Foreign-exchange reserves rose in February by $6.92 billion to $3.005 trillion, the first rise in eight months. Markets had been expecting a decline of $20 billion to $30 billion, in part because the dollar’s recent strength should reduce the value of China’s holdings of other currencies, such as the euro and yen, in dollar terms.

“It’s really hard to interpret the data at face value,” said Sue Trinh, head of Asia foreign exchange strategy at RBC Capital Markets.

The calendar plays a role in the confusion: China’s long Lunar New Year holiday fell mostly in January this year, while in 2016 it was mostly in February. Economists tend to look at the first two months of the year together. For January and February combined, China had a trade surplus of $42.2 billion–down 56% from a year earlier, but still a boost for the currency reserves.

Even so, the parts don’t quite fit together, says Brad Setser, a senior fellow at the Council on Foreign Relations and former Treasury department official. A combination of a trade deficit and the revaluation effect, plus the capital outflows China has been experiencing for several months, ought to have forced more central-bank intervention.

One possible explanation: The pace of capital outflows has actually slackened. Chinese regulators have imposed restrictions on moving money out of the country, and a relatively stable yuan-dollar exchange rate may have reduced Chinese individuals’ desire to exchange their savings for other currencies.

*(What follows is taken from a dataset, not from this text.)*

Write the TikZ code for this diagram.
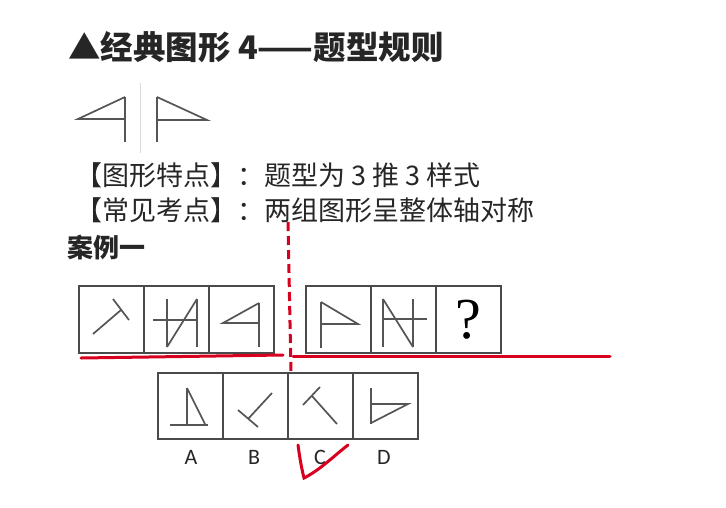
\documentclass[tikz,border=0pt]{standalone}
\usepackage{fontspec}
\setmainfont{Liberation Serif}
\newfontfamily\cjk{Noto Sans CJK SC}
\newfontfamily\lab{Carlito}
\definecolor{boxc}{HTML}{4A4A4A}
\definecolor{figc}{HTML}{555555}
\definecolor{redc}{HTML}{D7001E}
\definecolor{txtc}{HTML}{262626}
\tikzset{
  pbox/.style={draw=boxc, line width=1.8pt, minimum width=65pt, minimum height=67pt, inner sep=0pt, outer sep=0pt},
  obox/.style={draw=boxc, line width=1.8pt, minimum width=65pt, minimum height=66pt, inner sep=0pt, outer sep=0pt},
  fig/.style={draw=figc, line width=1.7pt},
  redl/.style={draw=redc, line width=3pt, line cap=round},
  txt/.style={anchor=west, inner sep=0pt, text=txtc},
  optlab/.style={inner sep=0pt, text=txtc, font=\lab\fontsize{22}{22}\selectfont},
}
\begin{document}
\begin{tikzpicture}[x=1pt, y=-1pt]
\useasboundingbox (0,0) rectangle (726,507);
% title and text
\node[txt, font=\cjk\bfseries\fontsize{32.5}{32.5}\selectfont] (title) at (68,47) {▲经典图形 4——题型规则};
\node[txt, font=\cjk\fontsize{27}{27}\selectfont] (l1) at (75,175) {【图形特点】：题型为 3 推 3 样式};
\node[txt, font=\cjk\fontsize{27}{27}\selectfont] (l2) at (75,210) {【常见考点】：两组图形呈整体轴对称};
\node[txt, font=\cjk\bfseries\fontsize{26}{26}\selectfont] (case) at (67,247) {案例一};
% icons
\draw[draw=black!15, line width=1pt] (140,83) -- (140,153);
\draw[fig] (125,97) -- (125,142);
\draw[fig] (125,97) -- (78,119) -- (125,119);
\draw[fig] (157,97) -- (157,142);
\draw[fig] (157,97) -- (207,120) -- (157,120);
% top row boxes
\node[pbox] (p1) at (111.5,319.5) {};
\node[pbox] (p2) at (176.5,319.5) {};
\node[pbox] (p3) at (241.5,319.5) {};
\node[pbox] (p4) at (338.5,319.5) {};
\node[pbox] (p5) at (403.5,319.5) {};
\node[pbox] (p6) at (468.5,319.5) {};
\node[inner sep=0pt, font=\fontsize{58}{58}\selectfont, text=black] (q) at (p6.center) {?};
% figures in top row
\draw[fig] (93,334) -- (121,310);
\draw[fig] (113,299) -- (129,320);
\draw[fig] (197,299) -- (197,347);
\draw[fig] (197,299) -- (167,347);
\draw[fig] (167,299) -- (167,347);
\draw[fig] (153,320) -- (198,320);
\draw[fig] (259,303) -- (259,347);
\draw[fig] (259,303) -- (223,323) -- (259,323);
\draw[fig] (321,302) -- (321,348);
\draw[fig] (321,302) -- (358,324) -- (321,324);
\draw[fig] (383,299) -- (383,347);
\draw[fig] (383,299) -- (413,347);
\draw[fig] (413,299) -- (413,347);
\draw[fig] (383,319) -- (427,319);
% option boxes
\node[obox] (oA) at (190.5,406) {};
\node[obox] (oB) at (255.5,406) {};
\node[obox] (oC) at (320.5,406) {};
\node[obox] (oD) at (385.5,406) {};
\draw[fig] (187,388) -- (187,424);
\draw[fig] (187,388) -- (205,424);
\draw[fig] (170,425) -- (208,425);
\draw[fig] (238,410) -- (258,427);
\draw[fig] (248,419) -- (272,393);
\draw[fig] (303,405) -- (320,387);
\draw[fig] (312,396) -- (337,424);
\draw[fig] (371,388) -- (371,424);
\draw[fig] (371,404) -- (408,404) -- (371,423);
% labels
\node[optlab] (lA) at (191,457) {A};
\node[optlab] (lB) at (254,457) {B};
\node[optlab] (lC) at (320,457) {C};
\node[optlab] (lD) at (384,457) {D};
% red annotations
\coordinate (d1) at (288,222);
\coordinate (d2) at (291,373);
\draw[redl, line cap=butt, dash pattern=on 9pt off 5pt] (d1) -- (d2);
\coordinate (u1) at (81,358);
\coordinate (u2) at (283,355);
\draw[redl] (u1) -- (u2);
\coordinate (v1) at (293,356);
\coordinate (v2) at (610,356);
\draw[redl] (v1) -- (v2);
\coordinate (c1) at (298,445);
\coordinate (c2) at (304,478);
\coordinate (c3) at (348,445);
\draw[redl] (c1) .. controls (300,460) and (302,470) .. (c2) .. controls (320,470) and (335,455) .. (c3);
\end{tikzpicture}
\end{document}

Still, Mr. Setser said the data overall suggest money may also be moving back into China.

“The hard part though is [foreign exchange] valuation would imply a fall in headline reserves, and they rose–and with the trade deficit, that implies capital inflows, which is a really big shift,” he said.

If capital really is coming into the country in greater quantities, the next mystery is where exactly it is going.

“Perhaps the capital controls that China has implemented have worked to a degree, and the outflow pressure isn’t as acute as it had been,” said RBC’s Ms. Trinh.

But there isn’t much evidence that investors overseas have yet resumed heavy investment in China, she said, despite broadly growing confidence in emerging markets and Chinese authorities’ efforts to coax more foreign capital into the country’s bond markets.